**What the task asks**
Repeat every line of the listing below exactly, minus the pictures.

**Information provided**
══════════
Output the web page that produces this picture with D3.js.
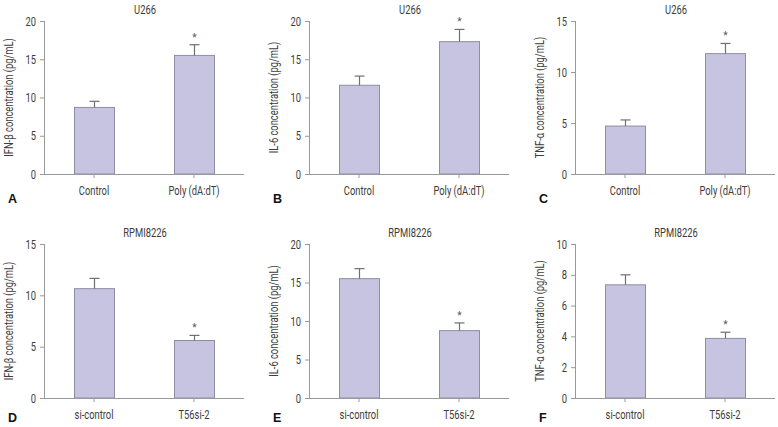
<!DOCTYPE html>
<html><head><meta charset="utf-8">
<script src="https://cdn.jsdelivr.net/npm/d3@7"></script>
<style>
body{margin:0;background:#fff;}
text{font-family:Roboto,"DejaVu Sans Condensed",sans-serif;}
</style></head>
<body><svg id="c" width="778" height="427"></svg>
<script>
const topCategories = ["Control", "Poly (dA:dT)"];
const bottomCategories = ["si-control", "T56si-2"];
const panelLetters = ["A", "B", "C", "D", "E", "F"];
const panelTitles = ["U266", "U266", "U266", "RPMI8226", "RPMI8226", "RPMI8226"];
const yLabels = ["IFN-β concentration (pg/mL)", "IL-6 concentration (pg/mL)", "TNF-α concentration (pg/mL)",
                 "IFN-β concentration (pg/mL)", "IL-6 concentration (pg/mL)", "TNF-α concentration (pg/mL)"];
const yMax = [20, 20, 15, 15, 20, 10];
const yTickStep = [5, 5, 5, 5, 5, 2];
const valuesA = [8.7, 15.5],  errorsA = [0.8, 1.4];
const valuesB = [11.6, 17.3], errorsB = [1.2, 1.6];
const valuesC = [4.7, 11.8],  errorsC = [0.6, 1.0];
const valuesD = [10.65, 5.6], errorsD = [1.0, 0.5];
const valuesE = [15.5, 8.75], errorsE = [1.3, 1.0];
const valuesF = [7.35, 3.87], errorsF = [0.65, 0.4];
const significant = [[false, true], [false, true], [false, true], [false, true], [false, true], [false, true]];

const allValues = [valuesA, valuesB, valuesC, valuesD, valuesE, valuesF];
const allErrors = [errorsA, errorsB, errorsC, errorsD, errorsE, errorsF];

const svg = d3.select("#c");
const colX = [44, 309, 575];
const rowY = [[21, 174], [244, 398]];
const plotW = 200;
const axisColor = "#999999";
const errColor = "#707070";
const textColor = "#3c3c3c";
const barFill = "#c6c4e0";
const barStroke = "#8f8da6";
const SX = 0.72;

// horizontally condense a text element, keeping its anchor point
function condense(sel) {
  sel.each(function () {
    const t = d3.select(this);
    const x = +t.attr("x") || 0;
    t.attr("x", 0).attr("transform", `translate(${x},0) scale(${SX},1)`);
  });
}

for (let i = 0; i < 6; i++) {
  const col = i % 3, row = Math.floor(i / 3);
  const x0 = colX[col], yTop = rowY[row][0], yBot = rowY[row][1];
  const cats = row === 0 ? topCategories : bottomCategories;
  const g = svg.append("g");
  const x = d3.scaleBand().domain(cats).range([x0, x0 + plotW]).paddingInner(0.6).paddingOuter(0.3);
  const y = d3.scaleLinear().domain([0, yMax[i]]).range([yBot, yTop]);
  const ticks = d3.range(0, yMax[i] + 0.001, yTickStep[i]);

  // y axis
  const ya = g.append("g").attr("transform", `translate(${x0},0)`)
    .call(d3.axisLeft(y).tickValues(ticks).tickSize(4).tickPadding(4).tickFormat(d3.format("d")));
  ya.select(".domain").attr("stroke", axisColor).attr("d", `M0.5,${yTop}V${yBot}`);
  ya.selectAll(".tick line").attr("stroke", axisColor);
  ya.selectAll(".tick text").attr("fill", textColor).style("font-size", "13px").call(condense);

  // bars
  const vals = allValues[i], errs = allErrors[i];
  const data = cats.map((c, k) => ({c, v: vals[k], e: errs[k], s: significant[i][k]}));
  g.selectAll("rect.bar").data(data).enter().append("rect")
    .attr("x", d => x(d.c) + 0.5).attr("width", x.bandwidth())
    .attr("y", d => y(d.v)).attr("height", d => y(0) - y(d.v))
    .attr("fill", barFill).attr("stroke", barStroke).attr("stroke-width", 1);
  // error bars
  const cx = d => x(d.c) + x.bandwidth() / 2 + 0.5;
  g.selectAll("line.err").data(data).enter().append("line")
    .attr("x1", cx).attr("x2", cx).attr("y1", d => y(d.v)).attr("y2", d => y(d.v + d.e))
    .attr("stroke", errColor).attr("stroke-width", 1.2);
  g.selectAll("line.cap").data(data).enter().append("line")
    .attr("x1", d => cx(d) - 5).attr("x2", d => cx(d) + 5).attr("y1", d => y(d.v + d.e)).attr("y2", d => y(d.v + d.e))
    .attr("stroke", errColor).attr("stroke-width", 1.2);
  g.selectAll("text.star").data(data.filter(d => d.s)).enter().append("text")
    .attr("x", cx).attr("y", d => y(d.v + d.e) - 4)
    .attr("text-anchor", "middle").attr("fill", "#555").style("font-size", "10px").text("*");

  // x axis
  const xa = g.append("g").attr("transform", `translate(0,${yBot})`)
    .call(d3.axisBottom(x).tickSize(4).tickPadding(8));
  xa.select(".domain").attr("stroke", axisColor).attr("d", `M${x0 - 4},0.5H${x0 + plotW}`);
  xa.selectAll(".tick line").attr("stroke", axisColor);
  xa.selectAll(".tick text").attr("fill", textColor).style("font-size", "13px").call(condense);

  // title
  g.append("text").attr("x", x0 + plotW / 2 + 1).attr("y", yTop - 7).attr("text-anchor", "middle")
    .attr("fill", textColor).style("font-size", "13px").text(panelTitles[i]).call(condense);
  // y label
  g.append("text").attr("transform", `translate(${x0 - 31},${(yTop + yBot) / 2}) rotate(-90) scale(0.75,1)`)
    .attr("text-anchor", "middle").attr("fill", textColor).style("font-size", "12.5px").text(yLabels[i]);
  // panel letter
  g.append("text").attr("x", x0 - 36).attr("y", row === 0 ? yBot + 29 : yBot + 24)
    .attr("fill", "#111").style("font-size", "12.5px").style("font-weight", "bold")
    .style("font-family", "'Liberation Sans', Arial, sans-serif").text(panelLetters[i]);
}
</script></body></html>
══════════
**Correct output**
Output the web page that produces this picture with D3.js.
<!DOCTYPE html>
<html><head><meta charset="utf-8">
<script src="https://cdn.jsdelivr.net/npm/d3@7"></script>
<style>
body{margin:0;background:#fff;}
text{font-family:Roboto,"DejaVu Sans Condensed",sans-serif;}
</style></head>
<body><svg id="c" width="778" height="427"></svg>
<script>
const topCategories = ["Control", "Poly (dA:dT)"];
const bottomCategories = ["si-control", "T56si-2"];
const panelLetters = ["A", "B", "C", "D", "E", "F"];
const panelTitles = ["U266", "U266", "U266", "RPMI8226", "RPMI8226", "RPMI8226"];
const yLabels = ["IFN-β concentration (pg/mL)", "IL-6 concentration (pg/mL)", "TNF-α concentration (pg/mL)",
                 "IFN-β concentration (pg/mL)", "IL-6 concentration (pg/mL)", "TNF-α concentration (pg/mL)"];
const yMax = [20, 20, 15, 15, 20, 10];
const yTickStep = [5, 5, 5, 5, 5, 2];
const valuesA = [8.7, 15.5],  errorsA = [0.8, 1.4];
const valuesB = [11.6, 17.3], errorsB = [1.2, 1.6];
const valuesC = [4.7, 11.8],  errorsC = [0.6, 1.0];
const valuesD = [10.65, 5.6], errorsD = [1.0, 0.5];
const valuesE = [15.5, 8.75], errorsE = [1.3, 1.0];
const valuesF = [7.35, 3.87], errorsF = [0.65, 0.4];
const significant = [[false, true], [false, true], [false, true], [false, true], [false, true], [false, true]];

const allValues = [valuesA, valuesB, valuesC, valuesD, valuesE, valuesF];
const allErrors = [errorsA, errorsB, errorsC, errorsD, errorsE, errorsF];

const svg = d3.select("#c");
const colX = [44, 309, 575];
const rowY = [[21, 174], [244, 398]];
const plotW = 200;
const axisColor = "#999999";
const errColor = "#707070";
const textColor = "#3c3c3c";
const barFill = "#c6c4e0";
const barStroke = "#8f8da6";
const SX = 0.72;

// horizontally condense a text element, keeping its anchor point
function condense(sel) {
  sel.each(function () {
    const t = d3.select(this);
    const x = +t.attr("x") || 0;
    t.attr("x", 0).attr("transform", `translate(${x},0) scale(${SX},1)`);
  });
}

for (let i = 0; i < 6; i++) {
  const col = i % 3, row = Math.floor(i / 3);
  const x0 = colX[col], yTop = rowY[row][0], yBot = rowY[row][1];
  const cats = row === 0 ? topCategories : bottomCategories;
  const g = svg.append("g");
  const x = d3.scaleBand().domain(cats).range([x0, x0 + plotW]).paddingInner(0.6).paddingOuter(0.3);
  const y = d3.scaleLinear().domain([0, yMax[i]]).range([yBot, yTop]);
  const ticks = d3.range(0, yMax[i] + 0.001, yTickStep[i]);

  // y axis
  const ya = g.append("g").attr("transform", `translate(${x0},0)`)
    .call(d3.axisLeft(y).tickValues(ticks).tickSize(4).tickPadding(4).tickFormat(d3.format("d")));
  ya.select(".domain").attr("stroke", axisColor).attr("d", `M0.5,${yTop}V${yBot}`);
  ya.selectAll(".tick line").attr("stroke", axisColor);
  ya.selectAll(".tick text").attr("fill", textColor).style("font-size", "13px").call(condense);

  // bars
  const vals = allValues[i], errs = allErrors[i];
  const data = cats.map((c, k) => ({c, v: vals[k], e: errs[k], s: significant[i][k]}));
  g.selectAll("rect.bar").data(data).enter().append("rect")
    .attr("x", d => x(d.c) + 0.5).attr("width", x.bandwidth())
    .attr("y", d => y(d.v)).attr("height", d => y(0) - y(d.v))
    .attr("fill", barFill).attr("stroke", barStroke).attr("stroke-width", 1);
  // error bars
  const cx = d => x(d.c) + x.bandwidth() / 2 + 0.5;
  g.selectAll("line.err").data(data).enter().append("line")
    .attr("x1", cx).attr("x2", cx).attr("y1", d => y(d.v)).attr("y2", d => y(d.v + d.e))
    .attr("stroke", errColor).attr("stroke-width", 1.2);
  g.selectAll("line.cap").data(data).enter().append("line")
    .attr("x1", d => cx(d) - 5).attr("x2", d => cx(d) + 5).attr("y1", d => y(d.v + d.e)).attr("y2", d => y(d.v + d.e))
    .attr("stroke", errColor).attr("stroke-width", 1.2);
  g.selectAll("text.star").data(data.filter(d => d.s)).enter().append("text")
    .attr("x", cx).attr("y", d => y(d.v + d.e) - 4)
    .attr("text-anchor", "middle").attr("fill", "#555").style("font-size", "10px").text("*");

  // x axis
  const xa = g.append("g").attr("transform", `translate(0,${yBot})`)
    .call(d3.axisBottom(x).tickSize(4).tickPadding(8));
  xa.select(".domain").attr("stroke", axisColor).attr("d", `M${x0 - 4},0.5H${x0 + plotW}`);
  xa.selectAll(".tick line").attr("stroke", axisColor);
  xa.selectAll(".tick text").attr("fill", textColor).style("font-size", "13px").call(condense);

  // title
  g.append("text").attr("x", x0 + plotW / 2 + 1).attr("y", yTop - 7).attr("text-anchor", "middle")
    .attr("fill", textColor).style("font-size", "13px").text(panelTitles[i]).call(condense);
  // y label
  g.append("text").attr("transform", `translate(${x0 - 31},${(yTop + yBot) / 2}) rotate(-90) scale(0.75,1)`)
    .attr("text-anchor", "middle").attr("fill", textColor).style("font-size", "12.5px").text(yLabels[i]);
  // panel letter
  g.append("text").attr("x", x0 - 36).attr("y", row === 0 ? yBot + 29 : yBot + 24)
    .attr("fill", "#111").style("font-size", "12.5px").style("font-weight", "bold")
    .style("font-family", "'Liberation Sans', Arial, sans-serif").text(panelLetters[i]);
}
</script></body></html>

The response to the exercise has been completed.